Now we get controversial, because those who like to feel smart, yet
don't know much, feel empowered by AI. Those who don't feel smart, but
want to be smart, don't like AI, because it means they can't learn.
Admins and technicians alike need to be able to know what is going on.
So we hate AI. I hate it when a handful of the desktops in an office
running Windows >XP decide that the network is unsafe and just deny
access somehow with some undocumented mechanism. I can ping. I can
resolve. But none of the desktop programs work because of the yellow
exclamation mark. Some command line fu to force the system into a state,
and we're back in business.

A few choice quotes:
"The Unix misconception is a pretty interesting one, because most people
who say Systemd is un-Unixish have no idea what Unix is actually like.

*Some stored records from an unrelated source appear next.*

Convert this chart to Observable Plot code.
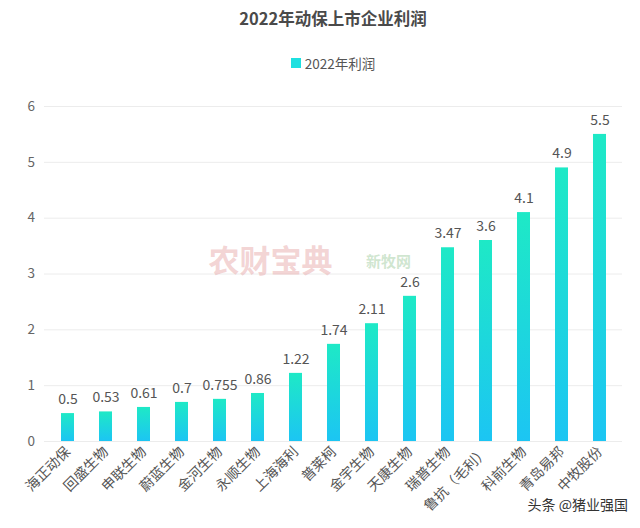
<!DOCTYPE html>
<html><head><meta charset="utf-8">
<script src="https://cdn.jsdelivr.net/npm/d3@7"></script>
<script src="https://cdn.jsdelivr.net/npm/@observablehq/plot@0.6"></script>
<style>
body{margin:0;background:#fff;font-family:"Noto Sans CJK SC","Noto Sans",sans-serif;width:640px;height:528px;overflow:hidden;position:relative}
#title{height:40px;line-height:36px;text-align:center;padding-left:26px;font-size:16.5px;font-weight:bold;color:#4a4a4a}
#legend{height:50px;display:flex;justify-content:center;align-items:center;padding-left:26px;padding-bottom:4px;box-sizing:border-box;font-size:13.5px;color:#555}
#legend span.sw{display:inline-block;width:10px;height:10px;background:#1ee0e0;margin-right:4px}
#wm{position:absolute;right:12px;bottom:14px;font-size:14px;color:#333}
</style></head>
<body>
<div id="title"></div>
<div id="legend"><span class="sw"></span><span id="legtext"></span></div>
<div id="chart"></div>
<div id="wm"></div>
<script>
const title = "2022年动保上市企业利润";
const seriesName = "2022年利润";
const companies = ["海正动保","回盛生物","申联生物","蔚蓝生物","金河生物","永顺生物","上海海利","普莱柯","金宇生物","天康生物","瑞普生物","鲁抗（毛利）","科前生物","青岛易邦","中牧股份"];
const profits = [0.5,0.53,0.61,0.7,0.755,0.86,1.22,1.74,2.11,2.6,3.47,3.6,4.1,4.9,5.5];
const yTicks = [0,1,2,3,4,5,6];
const watermarks = ["农财宝典","新牧网"];
const credit = "头条 @猪业强国";

document.getElementById("title").textContent = title;
document.getElementById("legtext").textContent = seriesName;
document.getElementById("wm").textContent = credit;

const data = companies.map((c,i)=>({company:c, value:profits[i]}));

const chart = Plot.plot({
  width: 640,
  height: 438,
  marginTop: 16,
  marginBottom: 87,
  marginLeft: 44,
  marginRight: 18,
  style: {fontFamily: '"Noto Sans CJK SC","Noto Sans",sans-serif', fontSize: "13px", color: "#555", background: "#fff"},
  x: {domain: companies, paddingInner: 0.66, paddingOuter: 0.33, label: null},
  y: {domain: [0,6], ticks: yTicks, label: null},
  marks: [
    Plot.gridY(yTicks, {stroke: "#ececec", strokeOpacity: 1}),
    Plot.text([watermarks[0]], {frameAnchor: "middle", dx: -63, dy: -12, text: d=>d, fill: "#e9b0b0", fillOpacity: 0.55, fontSize: 31, fontWeight: "bold"}),
    Plot.text([watermarks[1]], {frameAnchor: "middle", dx: 55, dy: -12, text: d=>d, fill: "#a8d0a8", fillOpacity: 0.55, fontSize: 15, fontWeight: "bold"}),
    Plot.barY(data, {x: "company", y: "value", fill: "url(#barGrad)"}),
    Plot.text(data, {x: "company", y: "value", text: d=>String(d.value), dy: -14, fill: "#555", fontSize: 14}),
    Plot.axisY({ticks: yTicks, tickFormat: d3.format("d"), tickSize: 0, tickPadding: 17, textAnchor: "start", fill: "#666", fontSize: 13.5}),
    Plot.axisX({tickSize: 0, tickRotate: -45, tickPadding: 8, fill: "#555", fontSize: 14})
  ]
});

const ns = "http://www.w3.org/2000/svg";
const svg = chart.tagName.toLowerCase()==="svg" ? chart : chart.querySelector("svg");
const defs = document.createElementNS(ns,"defs");
const lg = document.createElementNS(ns,"linearGradient");
lg.setAttribute("id","barGrad");
lg.setAttribute("x1","0");lg.setAttribute("y1","0");lg.setAttribute("x2","0");lg.setAttribute("y2","1");
[["0%","#1ee9c6"],["100%","#1cc5f3"]].forEach(([o,c])=>{
  const s=document.createElementNS(ns,"stop");s.setAttribute("offset",o);s.setAttribute("stop-color",c);lg.appendChild(s);
});
defs.appendChild(lg);
svg.insertBefore(defs, svg.firstChild);
document.getElementById("chart").appendChild(chart);
</script>
</body></html>
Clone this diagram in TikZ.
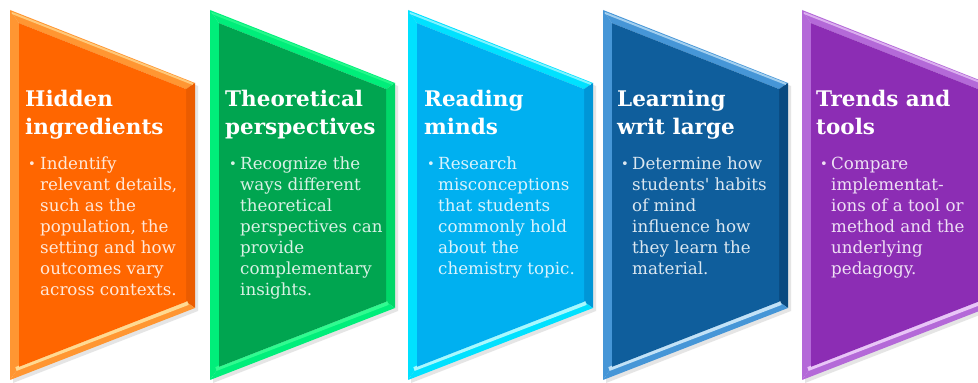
\documentclass[tikz,border=0pt]{standalone}
\usepackage{fontspec}
\setmainfont{DejaVu Serif}
\definecolor{orM}{RGB}{255,102,0}
\definecolor{orL}{RGB}{255,150,50}
\definecolor{orD}{RGB}{235,92,0}
\definecolor{orH}{RGB}{255,236,170}
\definecolor{grM}{RGB}{0,165,80}
\definecolor{grL}{RGB}{0,238,122}
\definecolor{grD}{RGB}{0,215,105}
\definecolor{grH}{RGB}{60,255,150}
\definecolor{buM}{RGB}{0,176,240}
\definecolor{buL}{RGB}{0,225,255}
\definecolor{buD}{RGB}{0,150,215}
\definecolor{buH}{RGB}{210,255,255}
\definecolor{dbM}{RGB}{15,94,156}
\definecolor{dbL}{RGB}{70,150,215}
\definecolor{dbD}{RGB}{10,74,128}
\definecolor{dbH}{RGB}{225,245,255}
\definecolor{puM}{RGB}{140,45,180}
\definecolor{puL}{RGB}{180,105,216}
\definecolor{puD}{RGB}{112,32,160}
\definecolor{puH}{RGB}{245,220,255}
% #1 x0, #2 main, #3 light, #4 dark, #5 highlight
\newcommand\chevshape[5]{%
\begin{scope}[shift={(#1,0)}]
 \fill[black!20,opacity=.5] (3,370) -- (188,297) -- (188,72) -- (3,0) -- cycle;
 \fill[#3] (0,373) -- (185,300) -- (176,293.9) -- (9,359.8) -- cycle;
 \fill[#3] (0,373) -- (9,359.8) -- (9,16.2) -- (0,3) -- cycle;
 \fill[#4] (185,300) -- (185,75) -- (176,81.2) -- (176,293.9) -- cycle;
 \fill[#3] (0,3) -- (9,16.2) -- (176,81.2) -- (185,75) -- cycle;
 \draw[#5,line width=4pt,opacity=.8] (6,14) -- (178,80);
 \draw[white,line width=1.2pt,opacity=.7] (9,17) -- (176,82);
 \draw[#5,line width=2pt,opacity=.6] (2,370) -- (183,299);
 \fill[#2] (9,359.8) -- (176,293.9) -- (176,81.2) -- (9,16.2) -- cycle;
\end{scope}}
\begin{document}
\begin{tikzpicture}[x=1pt,y=1pt,
  head/.style={anchor=north west,inner sep=0pt,align=left,text=white,
    font=\fontsize{21.5}{28}\selectfont\bfseries},
  body/.style={anchor=north west,inner sep=0pt,align=left,
    font=\fontsize{16.7}{21}\selectfont},
  dot/.style={anchor=base west,inner sep=0pt,font=\fontsize{13}{21}\selectfont}]
\useasboundingbox (0,0) rectangle (978,383);
\fill[white] (0,0) rectangle (978,383);
\chevshape{10}{orM}{orL}{orD}{orH}
\chevshape{210}{grM}{grL}{grD}{grH}
\chevshape{408}{buM}{buL}{buD}{buH}
\chevshape{603}{dbM}{dbL}{dbD}{dbH}
\chevshape{802}{puM}{puL}{puD}{puH}
% texts
\node[head] (h1) at (25,293.5) {Hidden\\ingredients};
\node[dot,text=white!85!orM] (d1) at (28,214) {•};
\node[body,text=white!85!orM] (b1) at (40,226.5) {Indentify\\relevant details,\\such as the\\population, the\\setting and how\\outcomes vary\\across contexts.};
\node[head] (h2) at (225,293.5) {Theoretical\\perspectives};
\node[dot,text=white!85!grM] (d2) at (229,214) {•};
\node[body,text=white!85!grM] (b2) at (240,226.5) {Recognize the\\ways different\\theoretical\\perspectives can\\provide\\complementary\\insights.};
\node[head] (h3) at (424,293.5) {Reading\\minds};
\node[dot,text=white!85!buM] (d3) at (427,214) {•};
\node[body,text=white!85!buM] (b3) at (438,226.5) {Research\\misconceptions\\that students\\commonly hold\\about the\\chemistry topic.};
\node[head] (h4) at (617,293.5) {Learning\\writ large};
\node[dot,text=white!85!dbM] (d4) at (621,214) {•};
\node[body,text=white!85!dbM] (b4) at (632,226.5) {Determine how\\students\textquotesingle\ habits\\of mind\\influence how\\they learn the\\material.};
\node[head] (h5) at (816,293.5) {Trends and\\tools};
\node[dot,text=white!85!puM] (d5) at (820,214) {•};
\node[body,text=white!85!puM] (b5) at (831,226.5) {Compare\\implementat-\\ions of a tool or\\method and the\\underlying\\pedagogy.};
\end{tikzpicture}
\end{document}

What’s typical for Unix, for example, is that all the tools, the C
library, the kernel, are all maintained in the same repository, right?
And they’re released in sync, have the same coding style, the same build
infrastructure, the same release cycles – everything’s the same. So you
get the entire central part of the operating system like that. If people
claim that, because we stick a lot of things into the Systemd
repository, then it’s un-Unixish, then it’s absolutely the opposite.
It’s more Unix-ish than Linux ever was!"

Nice one pulling the wool over the reporters eyes. What people mean by
un-Unixish has nothing about releasing code and coding style. It has
everything to do with one tool for one job. Lennart knows this and he is
being intellectually and academically dishonest. I wouldn't hire him.
Well, he does seem sly enough for sales.

"We thought: if you want to solve this properly, then you need to let
the computer do these things. And this had lots of different effects:
for example, Upstart always maximised what happened on the system, while
we think you always have to minimise what happens."

I don't like Upstart or Cannonical, but, here he says what most admins
do not like. Why would you want to minimize what happens? He is like the
new Steve Jobs. "You shall like what I decide is best for you. You don't
need options. I know how everyone will use the machine." These guys just
want to be worshiped. They don't play well with the other kids.